I was sitting on the back patio on a Sunday afternoon enjoying the Spring weather, when I heard an old truck coming down the back lane. Then I heard an excited 10-year-old voice say, “Dad! Dad! Wow! Look at this piece of iron.” It was a junk man and his 10-year-old son picking up discarded recyclables. Our neighbourhood is great for putting reusable items out in the lane to be claimed by anyone who can use them again or, in the case of metal, recycle them.

The young boy’s enthusiasm, and spending quality time with his father were heartwarming. It sent me back in time to my own youth. To supplement the family income in between fishing seasons, my father worked for Gunnar Johnson’s Livery stable. Gunnar was the local drayman and lake freighter. Horses were a critical resource in the town - this was a time when there were few roads and horses did the majority of hauling heavy items and farming was still mainly horse-powered.

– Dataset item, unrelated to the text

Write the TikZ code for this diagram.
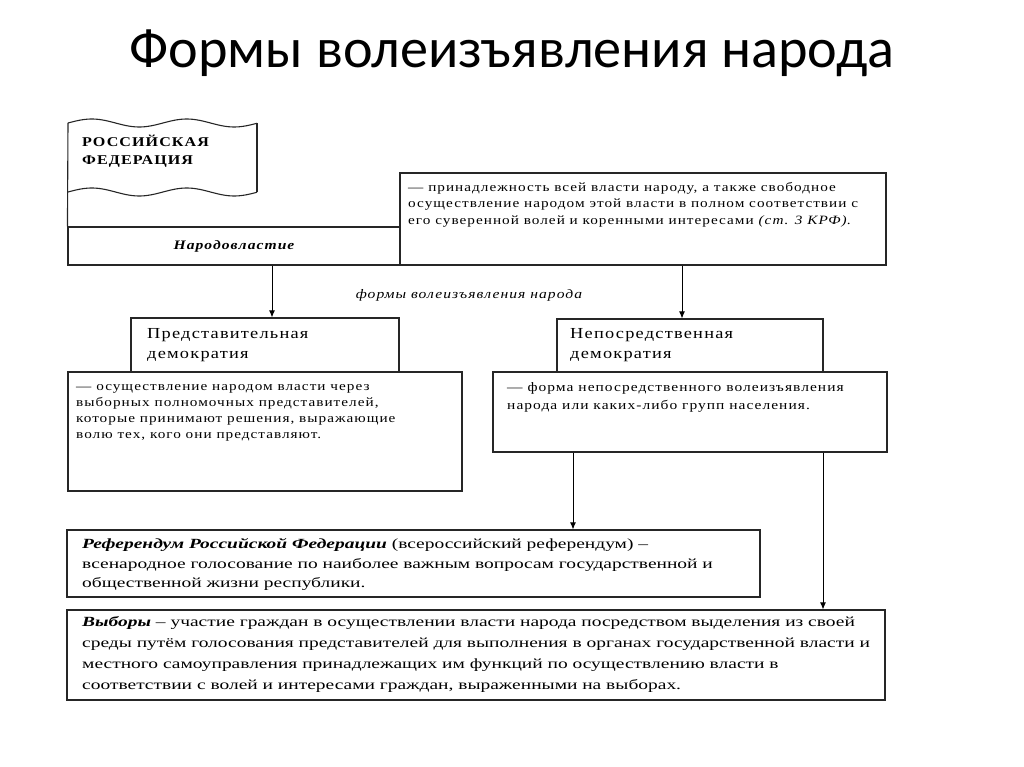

(Gunnar’s horse barns were located on Second Avenue near the site of the current Gimli Theatre. The barns burnt down years later in a spectacular and tragic fire and many horses died in the conflagration.)

My father did not particularly like horses, looking after them was a means to an end, a job that helped him look after his family. Family was the most important thing to my father and while he was always working on something, he would look for opportunities for us to do things together. So, on Sundays in the Spring before white fishing started, he would load my brother and I on a sleigh for some priceless quality time. He would take the team of horses to his brother Siborg’s farm west of Gimli and we would load up cord wood to sell in town. All Gimli used wood in those days, so there was a ready market for the wood. On the way back, my brother and I walked in the ditch picking returnable bottles, yelling out whenever we came across an unbroken treasure which we knew could be returned for money.

In those days, Harry Greenberg rented the old Parish Hall where he showed movies. Our efforts hunting for bottles guaranteed that our parents did not have to spend their hard-earned Depression Era coins to take us to the movies.

Recycling bottles, loading wood, delivering papers, selling fish we caught – these things taught me that having fun with family and hard work are not mutually exclusive. In fact, they most often go together. Like the junkman in the back lane, some of the best times with my own kids involved doing ‘work’ around the house or at community events. However you choose to make your way in the world, I highly recommend the value of family time with a generous sprinkle of productive work - you never know what treasures you will make, while making some wonderful memories.